Study of the Mechanism of Fracture Grouting in Deeply Buried Rock Strata Based on Bingham Fluid Slurry

Abstract EN

In view of the fact that the theory of fracture grouting in deeply buried rock strata seriously lags behind engineering practices, a circular fracturing diffusion model of a single fracture was established by considering numerous influencing factors of deeply buried rock strata, such as the crustal stress characteristics, rock mechanical properties, and time-varying characteristics of the serous viscosity.

By setting the stress intensity factor KI equal to the material fracture toughness KIC at the fracture tip as the criterion for fracturing, the diffusion equation for the fracture grouting was derived and verified experimentally.

Theoretical analysis shows that the fracture grouting pressure P0 is linearly proportional to the depth of the strata H and the lateral pressure coefficient k.

The time-varying characteristics of the serous viscosity have an important influence on the grouting pressure and the diffusion radius.

Its early impact is small, while its later impact is large.
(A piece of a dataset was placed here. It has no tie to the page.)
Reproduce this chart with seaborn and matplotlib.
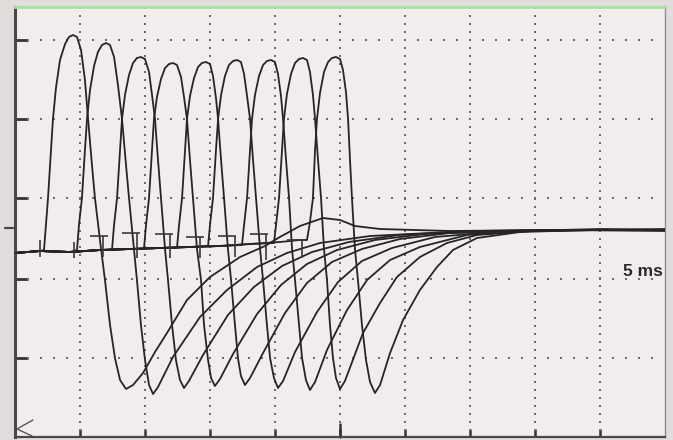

The diffusion radius of the grouting is indirectly proportional to the grouting pressure and the grouting flow rate.

In order to increase the diffusion radius of the grouting, the grouting pressure and the grouting flow rate should be increased simultaneously.

In order, the main factors influencing the diffusion radius of the fracture grouting are the time-varying characteristics of the serous viscosity, the grouting pressure, the grouting flow rate, and the depth of the strata.